The publication of this book is particularly timely because just now, under the brutal effects of a deep and prolonged economic crisis that started in 2008, Spanish society is experiencing the cruel effects of an economic downturn that is erasing past advancements, is wiping out some of the results of the modernization described by Kennedy and will have long-lasting consequences. Yet, what makes this publication more timely is perhaps that the PSOE itself is also suffering one of its more difficult times since the re-establishment of democracy in the 1970s. The significant role it has usually played in Spanish politics, and that Kennedy emphasizes throughout the chapters of his book, is now facing multiple challenges. What Kennedy’s The Spanish Socialist Party and the Modernisation of Spain does is to review the policies of the PSOE’s González and Zapatero governments right up until the moment when the party was ousted from office, under the effects of the economic crisis, in the 2011 general elections.

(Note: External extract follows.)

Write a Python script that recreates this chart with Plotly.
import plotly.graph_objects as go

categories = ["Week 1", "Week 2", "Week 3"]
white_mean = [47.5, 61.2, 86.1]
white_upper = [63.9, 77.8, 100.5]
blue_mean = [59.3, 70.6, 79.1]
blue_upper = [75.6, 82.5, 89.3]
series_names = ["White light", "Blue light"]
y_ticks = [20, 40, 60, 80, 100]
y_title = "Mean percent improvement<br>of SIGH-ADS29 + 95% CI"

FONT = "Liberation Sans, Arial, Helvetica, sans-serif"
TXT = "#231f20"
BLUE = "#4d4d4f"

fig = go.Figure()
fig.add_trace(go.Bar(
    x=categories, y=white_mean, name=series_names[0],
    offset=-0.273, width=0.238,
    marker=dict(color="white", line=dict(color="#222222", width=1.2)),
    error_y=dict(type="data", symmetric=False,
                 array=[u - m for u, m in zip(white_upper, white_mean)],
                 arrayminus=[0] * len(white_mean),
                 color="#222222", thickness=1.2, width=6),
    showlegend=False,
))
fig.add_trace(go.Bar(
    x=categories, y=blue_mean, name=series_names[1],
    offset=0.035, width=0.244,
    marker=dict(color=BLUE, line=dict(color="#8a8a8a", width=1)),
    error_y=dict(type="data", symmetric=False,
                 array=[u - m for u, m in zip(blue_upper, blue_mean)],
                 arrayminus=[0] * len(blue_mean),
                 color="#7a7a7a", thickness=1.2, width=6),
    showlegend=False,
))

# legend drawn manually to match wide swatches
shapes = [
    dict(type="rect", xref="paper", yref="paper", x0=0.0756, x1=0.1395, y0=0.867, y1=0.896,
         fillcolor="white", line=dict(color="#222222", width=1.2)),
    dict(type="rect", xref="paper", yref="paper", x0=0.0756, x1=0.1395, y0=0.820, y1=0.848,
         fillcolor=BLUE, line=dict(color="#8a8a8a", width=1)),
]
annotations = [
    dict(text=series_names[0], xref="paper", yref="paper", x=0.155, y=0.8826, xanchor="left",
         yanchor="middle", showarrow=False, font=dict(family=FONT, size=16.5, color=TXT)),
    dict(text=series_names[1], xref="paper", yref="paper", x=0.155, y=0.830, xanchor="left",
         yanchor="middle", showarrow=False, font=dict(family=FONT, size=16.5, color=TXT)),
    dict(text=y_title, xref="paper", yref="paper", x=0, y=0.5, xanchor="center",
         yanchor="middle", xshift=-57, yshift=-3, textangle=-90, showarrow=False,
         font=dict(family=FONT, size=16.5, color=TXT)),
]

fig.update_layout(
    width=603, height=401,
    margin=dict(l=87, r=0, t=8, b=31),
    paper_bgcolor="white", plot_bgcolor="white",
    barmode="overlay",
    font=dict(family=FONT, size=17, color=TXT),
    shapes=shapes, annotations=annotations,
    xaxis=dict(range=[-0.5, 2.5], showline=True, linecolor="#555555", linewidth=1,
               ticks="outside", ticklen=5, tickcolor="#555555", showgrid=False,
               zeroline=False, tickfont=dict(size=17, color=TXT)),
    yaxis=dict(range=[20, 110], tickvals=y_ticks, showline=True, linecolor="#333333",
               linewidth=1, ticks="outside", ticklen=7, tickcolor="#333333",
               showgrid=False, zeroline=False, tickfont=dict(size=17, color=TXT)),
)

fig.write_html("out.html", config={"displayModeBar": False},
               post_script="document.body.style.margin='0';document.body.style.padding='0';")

Kennedy describes González’s and Zapatero’s policies mainly in five areas: González’s EU policy (Chapter 3); González’s and Zapatero’s economic (Chapters 4 and 10), foreign and security (Chapters 5 and 9) and devolution (Chapters 6 and 8) policies; and Zapatero’s civic rights policies (Chapter 8). The author has rightly chosen some of the most relevant policy areas and most contentious policies in the Spanish context (such as the ones on regional devolution and civic rights) to delineate the main features of the PSOE’s governments’ actions.
Behind these descriptions some core arguments arise. Kennedy appropriately portrays the PSOE as a predominantly very moderate Social Democratic Party throughout its history, perhaps toning down too much the radical excesses of the party’s left during the 1930s that effectively contributed to endanger the democratic Spanish Second Republic. The party’s usual ideological moderation and pragmatic approach made easier not only its tranquil adaptation to the reign of neoliberal principles during the 1980s – when the PSOE held office for the first time in the current democratic period – but also its mostly undivided adoption of centrist economic policies. In this sense, as is the case with many social democratic parties, the PSOE is portrayed as living at ease with neo-liberal and pro-market policies in a context in which the PSOE’s own officials repeatedly argued that ‘there is no alternative’ to such policies.
There is a paradox in Kennedy’s argument – and, in fact, in the PSOE’s own discourse. Whilst the author suggests the PSOE is an example of a party exerting a major influence on the country’s economy (p. 10), he very often stresses another one of the book’s core arguments: the unavoidable constraints that both the globalization and European integration processes impose on policy forced the PSOE to embrace the neo-liberal and pro-market consensus without a plausible alternative route. But if these were the only policies possible, why was the PSOE so critical in modernizing the Spanish economy? Thus, Kennedy’s case study appears as one illustrating the limits (and, eventually, the problematic fate) experienced by social democrats across Europe. The fact that, for Kennedy, the economic policies under González’s leadership should be described as pro-market and that continuity (relative to the policies implemented by the conservative PP) had been the defining feature of economic policies under Zapatero, exemplify well the inability of European Social Democrats to design distinct economic policies.
These constraints manifested themselves once again when confronted with the shortcomings of neo-liberal practices after the 2008 crisis. The social democrats, and particularly the ones in government such as the PSOE, were unable to propose a viable economic policy alternative. At ease with the dominant liberal economic principles, the PSOE prolonged its modernization programme into the civic rights area – what journalistically is sometimes called Zapaterismo, and not Zapatismo as written in the text – signalling the only path (besides the extension of some key welfare rights) to follow in defining a distinct social democrat programme.
In sum, Kennedy has written an interesting volume on the PSOE’s government policies that illustrates the constraints faced by social democrats within a context defined by the globalization process and the European Union. Two main aspects are not addressed in this work, though. First, a more theoretically ambitious approach that would take advantage of the knowledge of the Spanish case to test some theoretically relevant hypotheses; and, second, a more critical view that could have explicitly confronted some of Kennedy’s interpretations with other studies that have analysed the González and, above all, the more recent Zapatero years.